HOLLYWOOD The scariest thing about "Angel" as it enters its fifth season was the news that the WB demanded and creator/executive producer Joss Whedon agreed to some big changes in the show.
This amounted to fixing something that, creatively, wasn't broken. But what the WB wanted was a show that was more accessible. A show that someone who had never seen it before could tune in and actually figure out what's happening. And, at the same time, a show that is less dark.
It seemed an impossible task taking a show with a devoted (if not overly large) following and keeping that group on board while, at the same time, opening it up to new viewers.
But Whedon and his team have done it. Tonight's season premiere (8 p.m., Ch. 30), written and directed by Whedon, and next week's second episode are great action-packed, exciting, extremely funny and fully accessible to anyone who pays attention for a minute.

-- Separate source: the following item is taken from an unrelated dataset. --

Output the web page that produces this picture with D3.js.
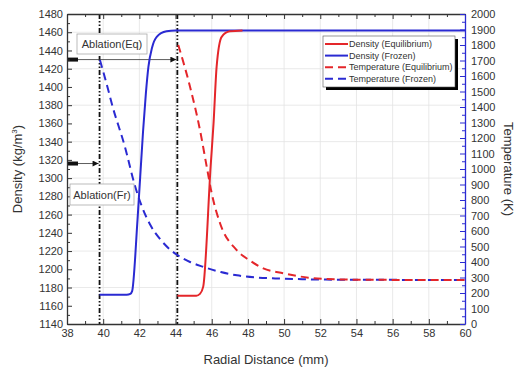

Angel (David Boreanaz) and his team are in a new venue. They've taken over an evil law firm, Wolfram & Hart, but they're still trying to help the helpless. That and the fact that Angel is a vampire with a soul who remains determined to make up for all of his sins is all you need to know a big change from last season, which Whedon admitted "was basically a 22-hour episode."
The "new" format for "Angel" is actually the original format. "We started out the show saying, 'We'll do stand-alones.' I don't want to say we failed so much as decided that wasn't what we were really interested in," Whedon said. " But now that we have an almost unwieldy cast . . . we can do stand-alone episodes that have character resonance in them."
And there will "absolutely" be overarching themes to the season. "There's relationships. There's the question of what the hell they're doing at Wolfram & Hart. What Wolfram & Hart is doing to them," Whedon said. "There's going to be a seasonal arc the way there has always been. The difference is that every episode should be self-contained enough for anybody to walk in and watch it who's never seen it before. And last year, as much as I like to say it was, it wasn't. A 30-second 'previously on' did not catch you up. So it's almost like making a new pilot every week."
There are a few cast changes. As has been widely publicized, Spike (James Marsters) another vampire with a soul who died in the "Buffy" finale joins "Angel" tonight. He actually appears only in the final scene, but the second episode revolves around his sudden reappearance.